> [Written exercise]
Your answer should be one number: how many lines of the records hold the string "matplotlib".

[Figure scripts]
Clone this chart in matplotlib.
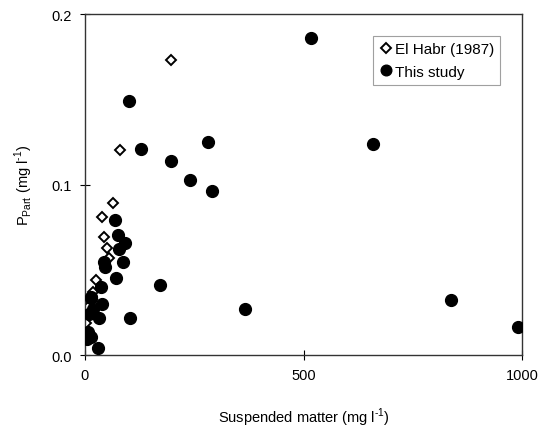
import matplotlib
matplotlib.use("Agg")
import matplotlib.pyplot as plt

# El Habr (1987): suspended matter (mg/l), P_part (mg/l)
elhabr_sm = [198, 80, 64, 40, 43, 51, 56, 25, 18, 6, 3]
elhabr_p = [0.173, 0.120, 0.089, 0.081, 0.069, 0.063, 0.057, 0.044, 0.037, 0.028, 0.019]

# This study
study_sm = [517, 659, 100, 129, 281, 197, 240, 291, 171, 366, 837, 990,
            69, 75, 92, 78, 88, 43, 47, 70, 36, 15, 40, 19, 103, 33, 10,
            7, 13, 4, 30, 14]
study_p = [0.186, 0.1235, 0.149, 0.121, 0.125, 0.114, 0.1026, 0.0965, 0.041,
           0.027, 0.032, 0.0165, 0.079, 0.0705, 0.0655, 0.062, 0.0547, 0.0545,
           0.0515, 0.045, 0.040, 0.0333, 0.030, 0.027, 0.022, 0.022, 0.024,
           0.0133, 0.0104, 0.0094, 0.004, 0.034]

plt.rcParams["font.family"] = ["Liberation Sans", "DejaVu Sans"]
plt.rcParams["mathtext.fontset"] = "custom"
plt.rcParams["mathtext.rm"] = "Liberation Sans"

fig = plt.figure(figsize=(5.41, 4.31), dpi=100)
ax = fig.add_axes([0.157, 0.174, 0.808, 0.791])

ax.plot(elhabr_sm, elhabr_p, linestyle="none", marker="D", markersize=5.3,
        markerfacecolor="white", markeredgecolor="black", markeredgewidth=1.4,
        label="El Habr (1987)", zorder=2)
ax.plot(study_sm, study_p, linestyle="none", marker="o", markersize=8.5,
        color="black", label="This study", zorder=3)

ax.set_xlim(0, 1000)
ax.set_ylim(0, 0.2)
ax.set_xticks([0, 500, 1000])
ax.set_yticks([0.0, 0.1, 0.2])
ax.set_yticklabels(["0.0", "0.1", "0.2"])
ax.tick_params(direction="inout", length=7, width=0.8, labelsize=10.5, pad=6)
for s in ax.spines.values():
    s.set_linewidth(1.0)
    s.set_color("#333333")

ax.set_xlabel("Suspended matter (mg l$^{\\mathregular{\\text{-}1}}$)", fontsize=10.5, labelpad=17)
ax.set_ylabel("P$_{\\mathregular{Part}}$ (mg l$^{\\mathregular{\\text{-}1}}$)", fontsize=10.5, labelpad=12)

leg = ax.legend(loc="upper right", bbox_to_anchor=(0.95, 0.935), fontsize=11,
                frameon=True, fancybox=False, handletextpad=0.1,
                handlelength=0.9, borderpad=0.4, labelspacing=0.55,
                borderaxespad=0, markerscale=0.9)
leg.get_frame().set_edgecolor("#888888")
leg.get_frame().set_linewidth(0.8)

fig.savefig("out.png", dpi=100)
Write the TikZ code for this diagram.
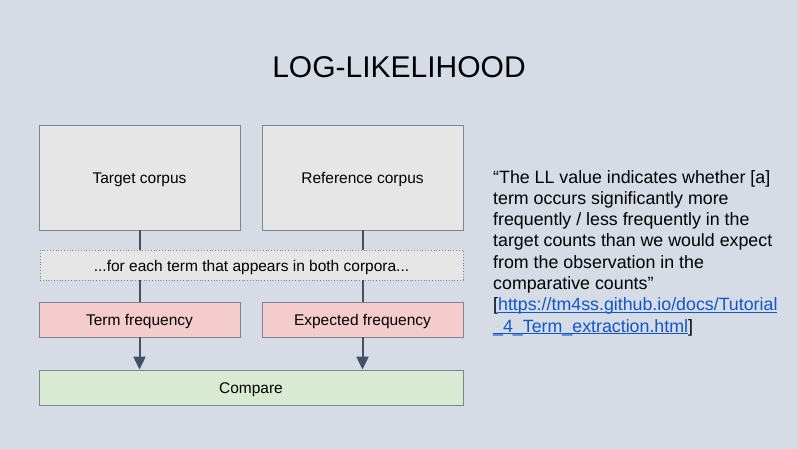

> [Solution]
4